The Energy Ministry has approved another $26 million from the Energy Community Fund for the procurement of critically required equipment.

Workers weld at a thermal power plant, extensively damaged after a Russian missile strike, at an undisclosed location, in Ukraine, on Friday, April 12, 2024. (Andrew Kravchenko/Bloomberg via Getty Images)

One big elephant in the room holding DTEK back from attracting financing is its owner — Ukrainian oligarch Rinat Akhmetov.

International financial institutions, like the European Bank for Reconstruction and Development (EBRD), the International Finance Corporation (IFC), and the DFC, have it as a policy not to finance DTEK over its ownership.

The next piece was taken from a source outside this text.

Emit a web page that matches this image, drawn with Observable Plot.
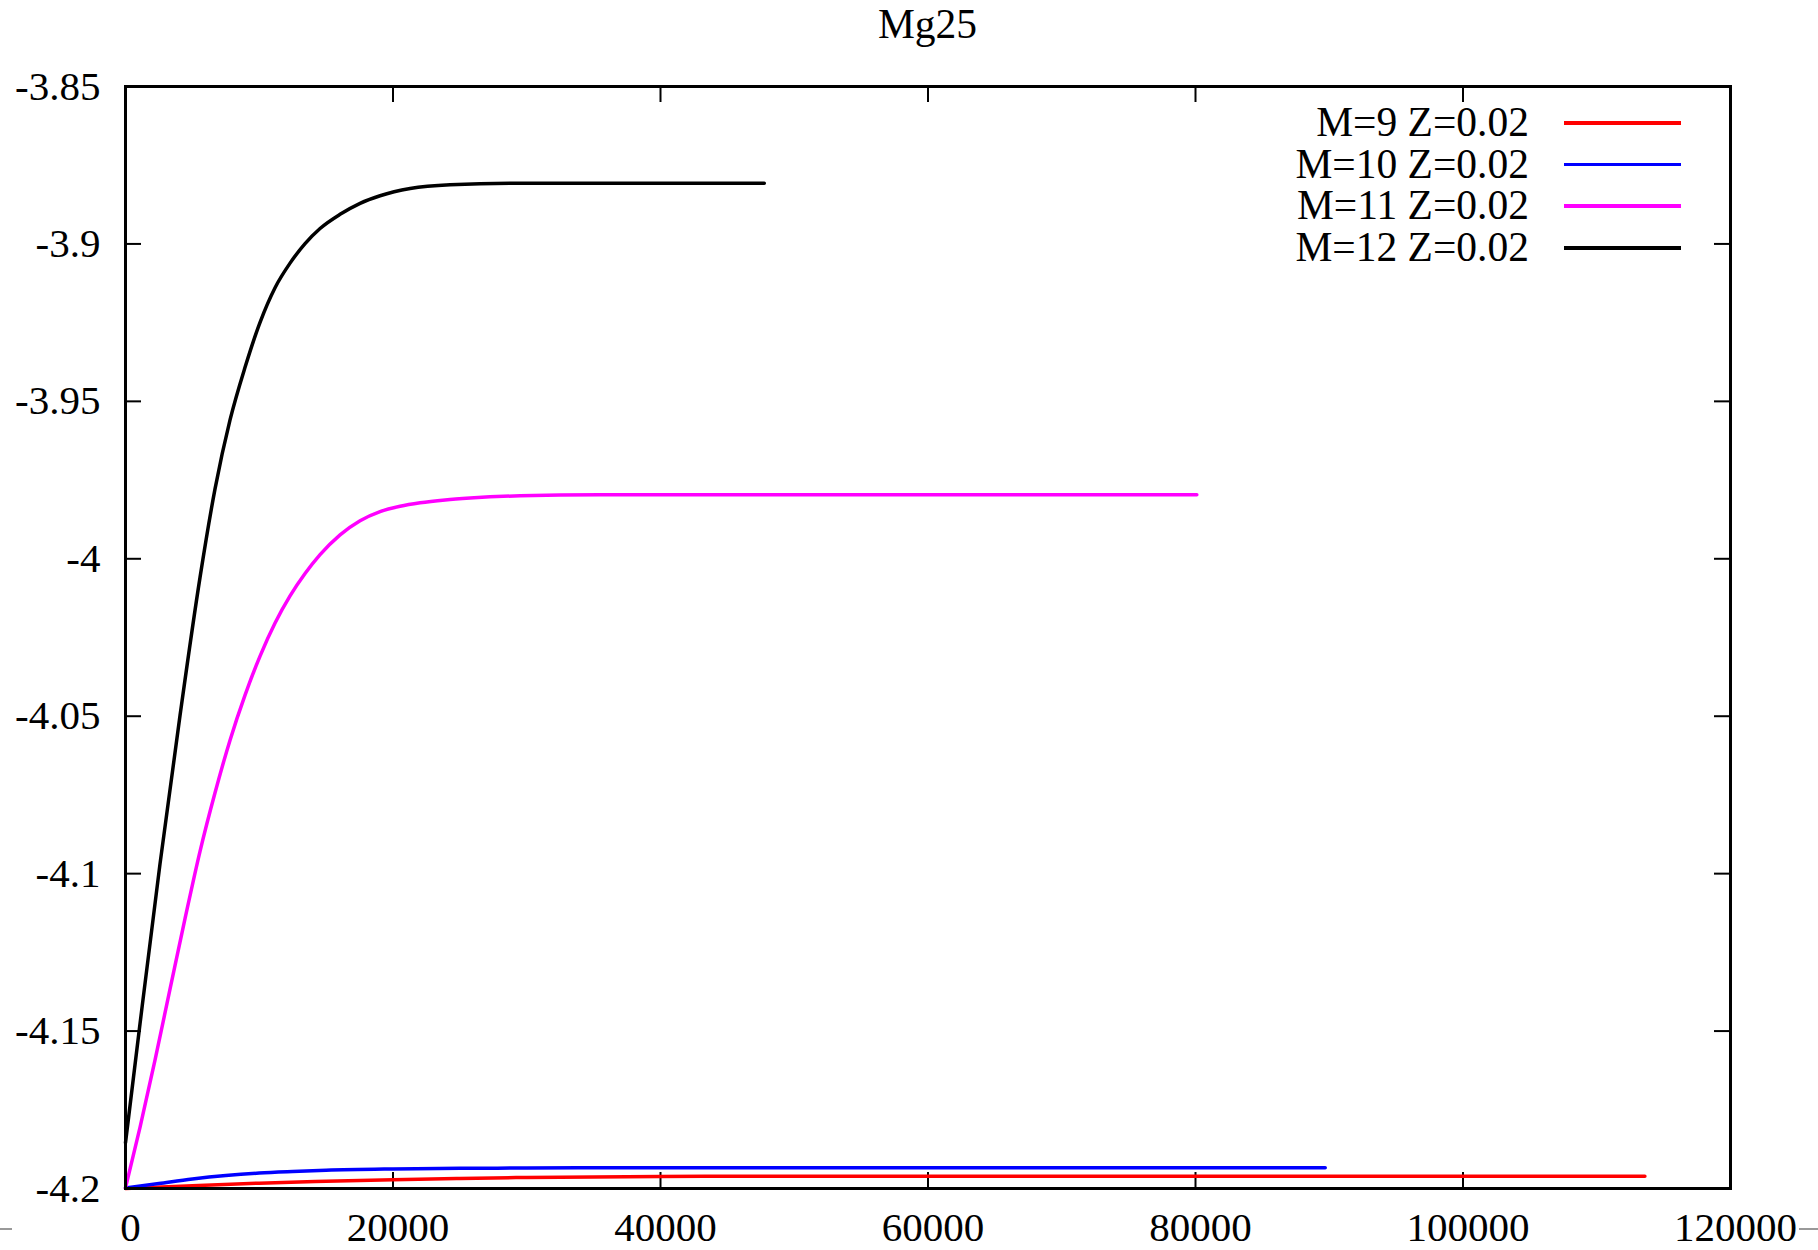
<!DOCTYPE html>
<html>
<head>
<meta charset="utf-8">
<script src="https://cdn.jsdelivr.net/npm/d3@7"></script>
<script src="https://cdn.jsdelivr.net/npm/@observablehq/plot@0.6"></script>
<style>
html, body { margin: 0; padding: 0; background: #fff; }
#wrap { position: relative; width: 1818px; height: 1250px; font-family: "Liberation Serif", "Times New Roman", serif; color: #000; }
#wrap svg { display: block; position: absolute; left: 0; top: 0; }
#title { position: absolute; left: 125px; width: 1605px; top: 4px; text-align: center; font-size: 41.5px; line-height: 40px; }
#legend { position: absolute; right: 137px; top: 102px; font-size: 41.5px; }
.row { display: flex; align-items: center; justify-content: flex-end; height: 41.67px; line-height: 41.67px; white-space: nowrap; }
.sw { display: inline-block; width: 117px; height: 3.5px; margin-left: 35px; }
.dash { position: absolute; height: 2px; background: #999; top: 1228px; }
</style>
</head>
<body>
<div id="wrap">
  <div id="title">Mg25</div>
  <div id="legend"></div>
  <div class="dash" style="left:0;width:12px"></div>
  <div class="dash" style="left:1799px;width:19px"></div>
</div>
<script>
// ---- data ----
const seriesNames  = ["M=9 Z=0.02", "M=10 Z=0.02", "M=11 Z=0.02", "M=12 Z=0.02"];
const seriesColors = ["#ff0000", "#0000ff", "#ff00ff", "#000000"];

const m9X  = [0, 5000, 10000, 15000, 20000, 25000, 30000, 40000, 50000, 70000, 90000, 113600];
const m9Y  = [-4.2, -4.1991, -4.1983, -4.1977, -4.1972, -4.1968, -4.1965, -4.1962, -4.1961, -4.1961, -4.1961, -4.1961];

const m10X = [0, 2500, 5000, 7500, 10000, 12500, 15000, 20000, 25000, 30000, 40000, 60000, 89700];
const m10Y = [-4.1998, -4.1984, -4.1970, -4.1959, -4.1951, -4.1946, -4.1942, -4.1938, -4.1936, -4.1935, -4.1934, -4.1934, -4.1934];

const m11X = [0, 1085, 2206, 3328, 4450, 5572, 6694, 7816, 8938, 10060, 11182, 12303, 13425, 14547, 16043, 17539, 19035, 20530, 22026, 23896, 25766, 29506, 35483, 50000, 80100];
const m11Y = [-4.1998, -4.1806, -4.1592, -4.1367, -4.1143, -4.0929, -4.0743, -4.0576, -4.0433, -4.0309, -4.0204, -4.0118, -4.0047, -3.9987, -3.9924, -3.9879, -3.9850, -3.9833, -3.9822, -3.9813, -3.9807, -3.9800, -3.9797, -3.9797, -3.9797];

const m12X = [0, 1085, 2580, 4076, 5572, 6694, 7816, 8938, 10060, 11182, 12303, 13425, 14547, 16043, 17539, 19035, 21279, 24271, 29506, 38000, 47760];
const m12Y = [-4.1855, -4.1477, -4.0969, -4.0498, -4.0059, -3.9778, -3.9559, -3.9392, -3.9249, -3.9139, -3.9061, -3.8999, -3.8951, -3.8906, -3.8871, -3.8847, -3.8824, -3.8812, -3.8807, -3.8807, -3.8807];

const xTicks = [0, 20000, 40000, 60000, 80000, 100000, 120000];
const xTickLabels = ["0", "20000", "40000", "60000", "80000", "100000", "120000"];
const yTicks = [-4.2, -4.15, -4.1, -4.05, -4, -3.95, -3.9, -3.85];
const yTickLabels = ["-4.2", "-4.15", "-4.1", "-4.05", "-4", "-3.95", "-3.9", "-3.85"];

// ---- build table ----
const allX = [m9X, m10X, m11X, m12X];
const allY = [m9Y, m10Y, m11Y, m12Y];
const rows = [];
seriesNames.forEach((name, s) => {
  allX[s].forEach((x, i) => rows.push({series: name, x, y: allY[s][i]}));
});

const W = 1818, H = 1250, ML = 125, MR = 88, MT = 86, MB = 62;
const innerW = W - ML - MR, innerH = H - MT - MB, TICK = 16;

const plot = Plot.plot({
  width: W,
  height: H,
  marginLeft: ML,
  marginRight: MR,
  marginTop: MT,
  marginBottom: MB,
  style: {fontFamily: "Liberation Serif, Times New Roman, serif", fontSize: "41px", color: "#000", background: "transparent", overflow: "visible"},
  x: {domain: [0, 120000], axis: null},
  y: {domain: [-4.2, -3.85], axis: null},
  color: {domain: seriesNames, range: seriesColors},
  marks: [
    // inward tick marks on all four sides
    Plot.tickX(xTicks, {x: d => d, insetTop: innerH - TICK, stroke: "#000", strokeWidth: 2}),
    Plot.tickX(xTicks, {x: d => d, insetBottom: innerH - TICK, stroke: "#000", strokeWidth: 2}),
    Plot.tickY(yTicks, {y: d => d, insetRight: innerW - TICK, stroke: "#000", strokeWidth: 2}),
    Plot.tickY(yTicks, {y: d => d, insetLeft: innerW - TICK, stroke: "#000", strokeWidth: 2}),
    // tick labels
    Plot.text(xTicks, {x: d => d, text: (d, i) => xTickLabels[i], frameAnchor: "bottom", dy: 52, dx: 5, fontSize: 41, fill: "#000"}),
    Plot.text(yTicks, {y: d => d, text: (d, i) => yTickLabels[i], frameAnchor: "left", textAnchor: "end", dx: -25, fontSize: 41, fill: "#000"}),
    // data lines
    Plot.line(rows, {x: "x", y: "y", z: "series", stroke: "series", strokeWidth: 3.5, curve: "monotone-x"}),
    Plot.frame({stroke: "#000", strokeWidth: 3})
  ]
});

const wrap = document.getElementById("wrap");
wrap.prepend(plot);

// legend (HTML, right-aligned labels with line samples)
const legend = document.getElementById("legend");
seriesNames.forEach((name, i) => {
  const row = document.createElement("div");
  row.className = "row";
  const t = document.createElement("span");
  t.textContent = name;
  const sw = document.createElement("span");
  sw.className = "sw";
  sw.style.background = seriesColors[i];
  row.appendChild(t);
  row.appendChild(sw);
  legend.appendChild(row);
});
</script>
</body>
</html>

The EBRD has invested 4 billion euros in Ukraine since the start of Russia's full-scale invasion of the country in February 2022. Just recently, the bank announced 300 million euros toward Ukraine’s energy security, pledging funds to state-owned energy companies, including Ukrenergo, Ukrhydroenergo, and Ukrnafta.

The bank’s President Odile Renaud-Basso earlier told the Kyiv Independent that it is “very selective with whom it works in Ukraine and that it “does not work with oligarchs.”

On EBRD’s unwillingness to invest in DTEK, Sakharuk said the gravity of the situation outweighs any political reasons for staying away from the company.

“This is an emergency. There is no other way to go through the coming winter if we don't repair the thermal generation and hydro generation that was damaged.”

“If they are committed to helping Ukraine, they must help. This is a moral obligation, but it is also not a time to continue playing games.”